On another note, it isn’t clear to me, if isValid should be 0 or 1 for a valid entry, the filtering line at the end of the scastie checks for 0, but the filter in the for comprehension checks for 1. If there aren’t multiple types of invalid, that you need to keep, it is probably better to make isValid a Boolean and assign it with values(1).toInt == 1 (or 0, depending on which one is valid).
I’d also apply conversion to Data and subsequent filtering while still on the iterator, before converting to a collection. This way, in the filtering case you’ll only need to fit the filtered result items in memory rather than the full unfiltered result. Further, as there is no dependency on the result from previous computations, no flatMap/for expression is actually required…
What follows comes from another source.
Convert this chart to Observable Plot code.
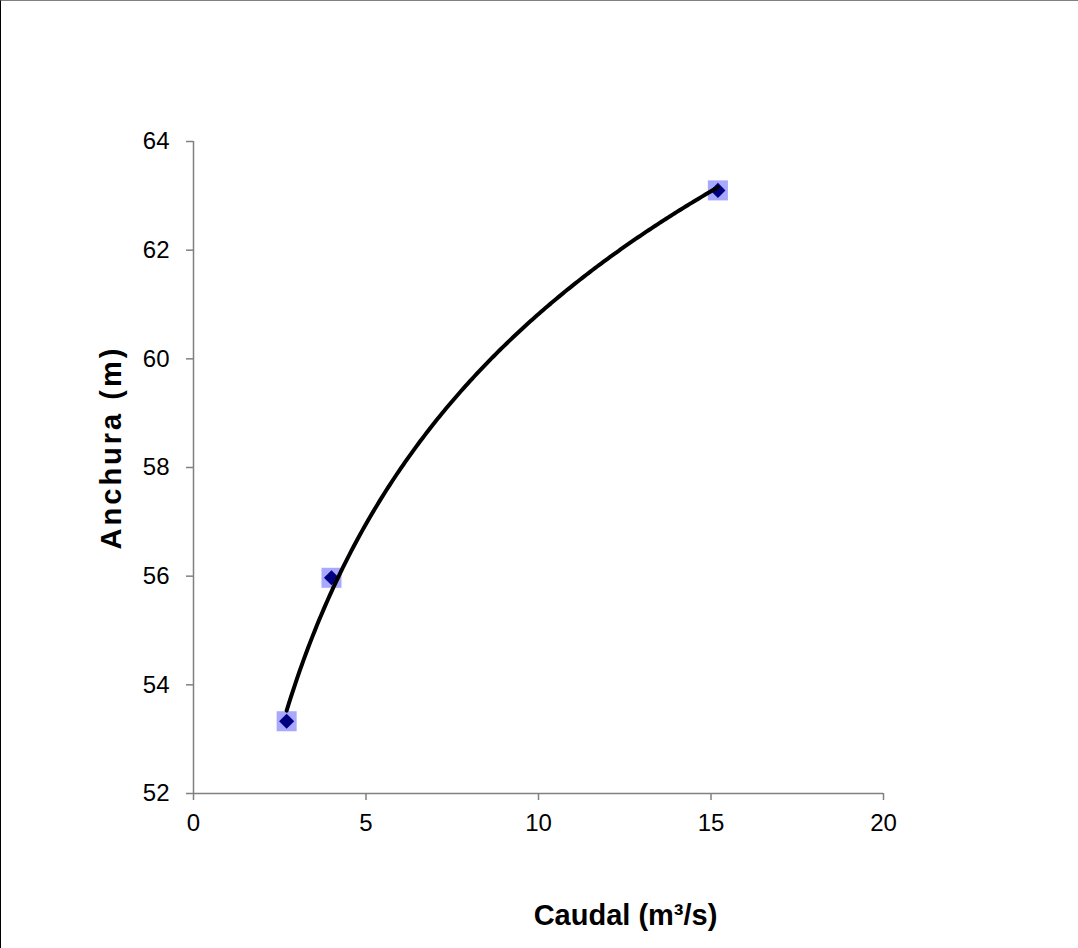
<!DOCTYPE html>
<html>
<head>
<meta charset="utf-8">
<script src="https://cdn.jsdelivr.net/npm/d3@7"></script>
<script src="https://cdn.jsdelivr.net/npm/@observablehq/plot@0.6"></script>
<style>
  html, body { margin: 0; padding: 0; background: #fff; }
  #wrap { position: relative; width: 1078px; height: 948px; }
  #edge { position: absolute; left: 0; top: 0; width: 1078px; height: 948px; box-sizing: border-box;
          border-top: 1px solid #808080; border-left: 1px solid #000; pointer-events: none; }
  svg g[aria-label$="tick label"] { fill: #000; }
</style>
</head>
<body>
<div id="wrap"><div id="edge"></div></div>
<script>
// Data
const caudal = [2.7, 4.0, 15.2];          // m³/s
const anchura = [53.33, 55.97, 63.10];   // m
const xTicks = [0, 5, 10, 15, 20];
const yTicks = [52, 54, 56, 58, 60, 62, 64];
const xTitle = "Caudal (m³/s)";
const yTitle = "Anchura (m)";

const points = caudal.map((c, i) => ({x: c, y: anchura[i]}));

// Logarithmic trendline (least squares fit of y = a·ln(x) + b on the data)
const lx = caudal.map(Math.log);
const mx = d3.mean(lx), my = d3.mean(anchura);
const a = d3.sum(lx, (v, i) => (v - mx) * (anchura[i] - my)) / d3.sum(lx, v => (v - mx) ** 2);
const b = my - a * mx;
const [x0, x1] = d3.extent(caudal);
const trend = d3.range(0, 201).map(k => {
  const x = x0 + (x1 - x0) * k / 200;
  return {x, y: a * Math.log(x) + b};
});

const axisGray = "#808080";

const chart = Plot.plot({
  width: 1078,
  height: 948,
  marginLeft: 193,
  marginRight: 195,
  marginTop: 141,
  marginBottom: 155,
  style: {fontFamily: "'Liberation Sans', Arial, sans-serif", fontSize: "24px", background: "#fff", color: "#000"},
  x: {domain: [0, 20]},
  y: {domain: [52, 64]},
  marks: [
    Plot.axisX({ticks: xTicks, tickSize: 7, tickPadding: 13, fontSize: 24, stroke: axisGray, strokeWidth: 1.5, label: null}),
    Plot.axisY({ticks: yTicks, tickSize: 7, tickPadding: 17, fontSize: 24, stroke: axisGray, strokeWidth: 1.5, label: null}),
    Plot.ruleX([0], {y1: 52, y2: 64, stroke: axisGray, strokeWidth: 1.5}),
    Plot.ruleY([52], {x1: 0, x2: 20, stroke: axisGray, strokeWidth: 1.5}),
    Plot.dot(points, {x: "x", y: "y", symbol: "square", r: 11.3, fill: "#9999ff", fillOpacity: 0.85}),
    Plot.dot(points, {x: "x", y: "y", symbol: "diamond2", r: 6.8, fill: "#000080"}),
    Plot.line(trend, {x: "x", y: "y", stroke: "#000", strokeWidth: 4, curve: "linear"}),
    Plot.text([xTitle], {frameAnchor: "bottom", dx: 87, dy: 131, text: d => d, fontWeight: "bold", fontSize: 29, fill: "#000"}),
    Plot.text([yTitle], {frameAnchor: "left", textAnchor: "middle", rotate: -90, dx: -82, dy: -20, text: d => d, fontWeight: "bold", fontSize: 29, fill: "#000"})
  ]
});
d3.select(chart).selectAll("text")
  .filter(function() { return this.textContent === yTitle; })
  .style("letter-spacing", "3px");
document.getElementById("wrap").prepend(chart);
</script>
</body>
</html>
This is good point as I’d like to apply more filtering based on other/several fields in the future.
My main concern is now how to only update filtered data in the csv file. Here is what I would like to achieve:
What I’d like to achieve is computing a metric for the valid cases (isValid = 1) only.
I have written a function to compute the metric which takes as parameter the dataID list of valid cases and once the metrics are computed for those cases, I’d like to concatenate all so that I just update those valid cases.
Ideally I’d like to keep the initial dataIDs order.
Sorry if it far from the initial post …
About the variant you talked above, what would be the function parseLine ? I tried with this one but I got error as it outputs Array[String], not Data type.
def parseLine(line: String): Data = line.split(",").map(_.trim)
In your original code you are already converting a String line to a Data instance, no? (Although there’s some room for improvement there, as well.) Extract the relevant parts and combine them in this method. What remains to be done to go from Array[String] to Data?